◆ DATA SECTION:
>> START
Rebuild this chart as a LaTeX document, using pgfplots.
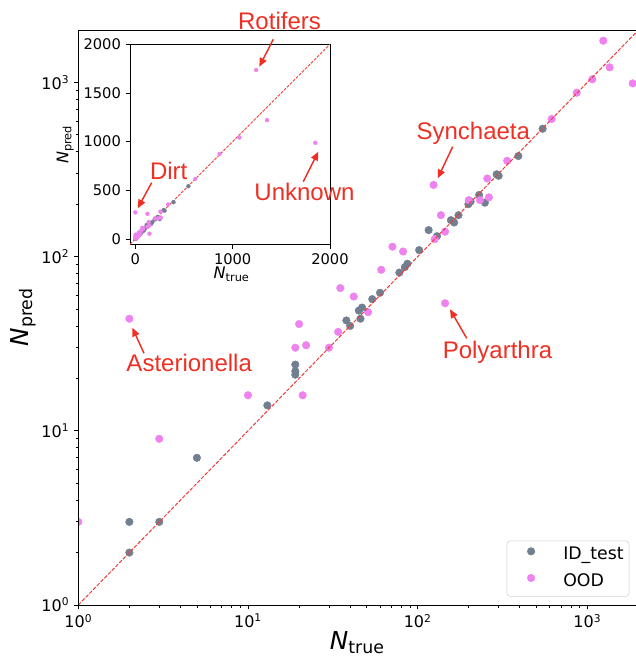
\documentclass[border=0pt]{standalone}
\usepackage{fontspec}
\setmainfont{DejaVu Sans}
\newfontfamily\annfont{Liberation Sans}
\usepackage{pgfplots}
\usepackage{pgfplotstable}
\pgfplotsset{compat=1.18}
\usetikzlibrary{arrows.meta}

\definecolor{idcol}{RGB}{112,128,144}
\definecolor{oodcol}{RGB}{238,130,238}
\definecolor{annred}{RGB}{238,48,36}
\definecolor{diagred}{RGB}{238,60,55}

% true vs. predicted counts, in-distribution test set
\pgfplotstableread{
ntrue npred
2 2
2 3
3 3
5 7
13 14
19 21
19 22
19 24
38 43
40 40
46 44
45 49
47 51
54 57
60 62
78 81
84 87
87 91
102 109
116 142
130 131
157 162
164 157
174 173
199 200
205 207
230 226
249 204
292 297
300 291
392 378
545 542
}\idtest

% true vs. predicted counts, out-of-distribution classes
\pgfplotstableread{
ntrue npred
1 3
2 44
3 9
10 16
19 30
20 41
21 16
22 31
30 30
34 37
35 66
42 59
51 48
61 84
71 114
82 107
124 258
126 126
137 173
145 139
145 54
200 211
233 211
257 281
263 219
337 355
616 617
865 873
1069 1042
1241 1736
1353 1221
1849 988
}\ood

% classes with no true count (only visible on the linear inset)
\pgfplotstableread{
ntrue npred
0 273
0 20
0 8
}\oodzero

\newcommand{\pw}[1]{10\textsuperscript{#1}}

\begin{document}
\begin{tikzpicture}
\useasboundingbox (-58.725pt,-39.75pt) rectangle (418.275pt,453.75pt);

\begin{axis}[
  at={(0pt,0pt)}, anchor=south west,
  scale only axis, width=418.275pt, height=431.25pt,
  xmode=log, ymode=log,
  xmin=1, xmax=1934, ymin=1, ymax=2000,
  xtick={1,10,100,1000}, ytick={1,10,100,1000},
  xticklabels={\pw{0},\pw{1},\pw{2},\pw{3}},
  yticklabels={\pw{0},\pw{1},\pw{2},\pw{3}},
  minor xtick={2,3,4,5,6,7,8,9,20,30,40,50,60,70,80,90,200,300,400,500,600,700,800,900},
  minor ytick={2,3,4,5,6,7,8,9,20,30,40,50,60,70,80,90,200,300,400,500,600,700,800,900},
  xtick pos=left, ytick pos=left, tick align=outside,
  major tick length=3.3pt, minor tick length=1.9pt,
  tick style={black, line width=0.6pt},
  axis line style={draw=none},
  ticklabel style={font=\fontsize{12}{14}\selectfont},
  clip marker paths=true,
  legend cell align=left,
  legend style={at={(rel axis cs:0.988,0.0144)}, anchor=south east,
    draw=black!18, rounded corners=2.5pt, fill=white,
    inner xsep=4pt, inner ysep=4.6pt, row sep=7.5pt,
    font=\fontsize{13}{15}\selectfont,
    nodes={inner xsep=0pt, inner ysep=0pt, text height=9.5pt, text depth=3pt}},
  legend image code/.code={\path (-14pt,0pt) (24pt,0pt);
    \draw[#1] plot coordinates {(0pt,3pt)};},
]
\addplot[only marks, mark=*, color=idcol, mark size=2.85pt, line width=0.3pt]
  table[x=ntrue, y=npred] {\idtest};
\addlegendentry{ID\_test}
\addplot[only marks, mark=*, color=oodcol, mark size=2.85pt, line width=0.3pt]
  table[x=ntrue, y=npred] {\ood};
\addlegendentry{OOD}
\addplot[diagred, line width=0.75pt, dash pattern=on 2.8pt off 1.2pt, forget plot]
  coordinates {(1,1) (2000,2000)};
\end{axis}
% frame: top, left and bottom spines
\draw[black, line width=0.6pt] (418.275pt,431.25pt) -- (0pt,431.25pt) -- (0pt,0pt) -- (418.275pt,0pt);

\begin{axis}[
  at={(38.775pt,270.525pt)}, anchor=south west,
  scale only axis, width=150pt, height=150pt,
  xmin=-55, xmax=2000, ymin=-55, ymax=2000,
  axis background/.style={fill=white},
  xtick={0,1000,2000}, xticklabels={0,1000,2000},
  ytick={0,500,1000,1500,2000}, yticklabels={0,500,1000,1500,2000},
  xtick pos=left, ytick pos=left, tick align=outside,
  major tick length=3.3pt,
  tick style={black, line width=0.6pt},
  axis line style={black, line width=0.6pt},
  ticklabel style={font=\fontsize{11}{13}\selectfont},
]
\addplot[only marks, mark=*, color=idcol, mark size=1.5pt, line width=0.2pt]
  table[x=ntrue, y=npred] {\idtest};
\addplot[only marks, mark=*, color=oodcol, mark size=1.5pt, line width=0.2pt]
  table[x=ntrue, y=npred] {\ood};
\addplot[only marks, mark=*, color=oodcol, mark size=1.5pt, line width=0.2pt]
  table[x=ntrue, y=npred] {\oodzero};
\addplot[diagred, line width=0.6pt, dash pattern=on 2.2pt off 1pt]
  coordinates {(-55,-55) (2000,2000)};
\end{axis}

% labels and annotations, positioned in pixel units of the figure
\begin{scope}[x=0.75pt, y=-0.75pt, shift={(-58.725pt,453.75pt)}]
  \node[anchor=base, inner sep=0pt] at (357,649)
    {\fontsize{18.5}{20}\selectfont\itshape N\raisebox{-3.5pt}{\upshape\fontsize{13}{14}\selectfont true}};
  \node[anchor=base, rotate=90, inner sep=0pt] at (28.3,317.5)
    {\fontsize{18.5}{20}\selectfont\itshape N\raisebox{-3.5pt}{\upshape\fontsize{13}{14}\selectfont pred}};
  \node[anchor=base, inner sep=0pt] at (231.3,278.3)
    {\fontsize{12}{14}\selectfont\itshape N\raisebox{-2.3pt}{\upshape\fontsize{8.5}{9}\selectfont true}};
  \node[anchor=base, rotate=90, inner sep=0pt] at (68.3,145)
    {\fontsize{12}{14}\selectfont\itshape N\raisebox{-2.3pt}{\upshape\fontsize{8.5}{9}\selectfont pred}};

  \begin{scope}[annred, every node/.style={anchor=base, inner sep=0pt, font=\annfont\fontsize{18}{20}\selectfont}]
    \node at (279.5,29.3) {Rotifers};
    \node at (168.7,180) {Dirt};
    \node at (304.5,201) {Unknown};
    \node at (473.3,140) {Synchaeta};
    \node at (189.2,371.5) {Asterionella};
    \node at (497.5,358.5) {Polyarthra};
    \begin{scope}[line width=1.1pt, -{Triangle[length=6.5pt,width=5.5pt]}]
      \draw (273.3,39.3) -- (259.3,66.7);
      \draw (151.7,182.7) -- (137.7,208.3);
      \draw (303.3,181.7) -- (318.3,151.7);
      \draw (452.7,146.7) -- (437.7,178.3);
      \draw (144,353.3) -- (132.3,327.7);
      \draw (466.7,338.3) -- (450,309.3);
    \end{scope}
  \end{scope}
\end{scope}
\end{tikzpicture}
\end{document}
>> END
The listing above needs to be output again exactly. Don't include the pictures.

◆ WRITTEN ANSWER:
Rebuild this chart as a LaTeX document, using pgfplots.
\documentclass[border=0pt]{standalone}
\usepackage{fontspec}
\setmainfont{DejaVu Sans}
\newfontfamily\annfont{Liberation Sans}
\usepackage{pgfplots}
\usepackage{pgfplotstable}
\pgfplotsset{compat=1.18}
\usetikzlibrary{arrows.meta}

\definecolor{idcol}{RGB}{112,128,144}
\definecolor{oodcol}{RGB}{238,130,238}
\definecolor{annred}{RGB}{238,48,36}
\definecolor{diagred}{RGB}{238,60,55}

% true vs. predicted counts, in-distribution test set
\pgfplotstableread{
ntrue npred
2 2
2 3
3 3
5 7
13 14
19 21
19 22
19 24
38 43
40 40
46 44
45 49
47 51
54 57
60 62
78 81
84 87
87 91
102 109
116 142
130 131
157 162
164 157
174 173
199 200
205 207
230 226
249 204
292 297
300 291
392 378
545 542
}\idtest

% true vs. predicted counts, out-of-distribution classes
\pgfplotstableread{
ntrue npred
1 3
2 44
3 9
10 16
19 30
20 41
21 16
22 31
30 30
34 37
35 66
42 59
51 48
61 84
71 114
82 107
124 258
126 126
137 173
145 139
145 54
200 211
233 211
257 281
263 219
337 355
616 617
865 873
1069 1042
1241 1736
1353 1221
1849 988
}\ood

% classes with no true count (only visible on the linear inset)
\pgfplotstableread{
ntrue npred
0 273
0 20
0 8
}\oodzero

\newcommand{\pw}[1]{10\textsuperscript{#1}}

\begin{document}
\begin{tikzpicture}
\useasboundingbox (-58.725pt,-39.75pt) rectangle (418.275pt,453.75pt);

\begin{axis}[
  at={(0pt,0pt)}, anchor=south west,
  scale only axis, width=418.275pt, height=431.25pt,
  xmode=log, ymode=log,
  xmin=1, xmax=1934, ymin=1, ymax=2000,
  xtick={1,10,100,1000}, ytick={1,10,100,1000},
  xticklabels={\pw{0},\pw{1},\pw{2},\pw{3}},
  yticklabels={\pw{0},\pw{1},\pw{2},\pw{3}},
  minor xtick={2,3,4,5,6,7,8,9,20,30,40,50,60,70,80,90,200,300,400,500,600,700,800,900},
  minor ytick={2,3,4,5,6,7,8,9,20,30,40,50,60,70,80,90,200,300,400,500,600,700,800,900},
  xtick pos=left, ytick pos=left, tick align=outside,
  major tick length=3.3pt, minor tick length=1.9pt,
  tick style={black, line width=0.6pt},
  axis line style={draw=none},
  ticklabel style={font=\fontsize{12}{14}\selectfont},
  clip marker paths=true,
  legend cell align=left,
  legend style={at={(rel axis cs:0.988,0.0144)}, anchor=south east,
    draw=black!18, rounded corners=2.5pt, fill=white,
    inner xsep=4pt, inner ysep=4.6pt, row sep=7.5pt,
    font=\fontsize{13}{15}\selectfont,
    nodes={inner xsep=0pt, inner ysep=0pt, text height=9.5pt, text depth=3pt}},
  legend image code/.code={\path (-14pt,0pt) (24pt,0pt);
    \draw[#1] plot coordinates {(0pt,3pt)};},
]
\addplot[only marks, mark=*, color=idcol, mark size=2.85pt, line width=0.3pt]
  table[x=ntrue, y=npred] {\idtest};
\addlegendentry{ID\_test}
\addplot[only marks, mark=*, color=oodcol, mark size=2.85pt, line width=0.3pt]
  table[x=ntrue, y=npred] {\ood};
\addlegendentry{OOD}
\addplot[diagred, line width=0.75pt, dash pattern=on 2.8pt off 1.2pt, forget plot]
  coordinates {(1,1) (2000,2000)};
\end{axis}
% frame: top, left and bottom spines
\draw[black, line width=0.6pt] (418.275pt,431.25pt) -- (0pt,431.25pt) -- (0pt,0pt) -- (418.275pt,0pt);

\begin{axis}[
  at={(38.775pt,270.525pt)}, anchor=south west,
  scale only axis, width=150pt, height=150pt,
  xmin=-55, xmax=2000, ymin=-55, ymax=2000,
  axis background/.style={fill=white},
  xtick={0,1000,2000}, xticklabels={0,1000,2000},
  ytick={0,500,1000,1500,2000}, yticklabels={0,500,1000,1500,2000},
  xtick pos=left, ytick pos=left, tick align=outside,
  major tick length=3.3pt,
  tick style={black, line width=0.6pt},
  axis line style={black, line width=0.6pt},
  ticklabel style={font=\fontsize{11}{13}\selectfont},
]
\addplot[only marks, mark=*, color=idcol, mark size=1.5pt, line width=0.2pt]
  table[x=ntrue, y=npred] {\idtest};
\addplot[only marks, mark=*, color=oodcol, mark size=1.5pt, line width=0.2pt]
  table[x=ntrue, y=npred] {\ood};
\addplot[only marks, mark=*, color=oodcol, mark size=1.5pt, line width=0.2pt]
  table[x=ntrue, y=npred] {\oodzero};
\addplot[diagred, line width=0.6pt, dash pattern=on 2.2pt off 1pt]
  coordinates {(-55,-55) (2000,2000)};
\end{axis}

% labels and annotations, positioned in pixel units of the figure
\begin{scope}[x=0.75pt, y=-0.75pt, shift={(-58.725pt,453.75pt)}]
  \node[anchor=base, inner sep=0pt] at (357,649)
    {\fontsize{18.5}{20}\selectfont\itshape N\raisebox{-3.5pt}{\upshape\fontsize{13}{14}\selectfont true}};
  \node[anchor=base, rotate=90, inner sep=0pt] at (28.3,317.5)
    {\fontsize{18.5}{20}\selectfont\itshape N\raisebox{-3.5pt}{\upshape\fontsize{13}{14}\selectfont pred}};
  \node[anchor=base, inner sep=0pt] at (231.3,278.3)
    {\fontsize{12}{14}\selectfont\itshape N\raisebox{-2.3pt}{\upshape\fontsize{8.5}{9}\selectfont true}};
  \node[anchor=base, rotate=90, inner sep=0pt] at (68.3,145)
    {\fontsize{12}{14}\selectfont\itshape N\raisebox{-2.3pt}{\upshape\fontsize{8.5}{9}\selectfont pred}};

  \begin{scope}[annred, every node/.style={anchor=base, inner sep=0pt, font=\annfont\fontsize{18}{20}\selectfont}]
    \node at (279.5,29.3) {Rotifers};
    \node at (168.7,180) {Dirt};
    \node at (304.5,201) {Unknown};
    \node at (473.3,140) {Synchaeta};
    \node at (189.2,371.5) {Asterionella};
    \node at (497.5,358.5) {Polyarthra};
    \begin{scope}[line width=1.1pt, -{Triangle[length=6.5pt,width=5.5pt]}]
      \draw (273.3,39.3) -- (259.3,66.7);
      \draw (151.7,182.7) -- (137.7,208.3);
      \draw (303.3,181.7) -- (318.3,151.7);
      \draw (452.7,146.7) -- (437.7,178.3);
      \draw (144,353.3) -- (132.3,327.7);
      \draw (466.7,338.3) -- (450,309.3);
    \end{scope}
  \end{scope}
\end{scope}
\end{tikzpicture}
\end{document}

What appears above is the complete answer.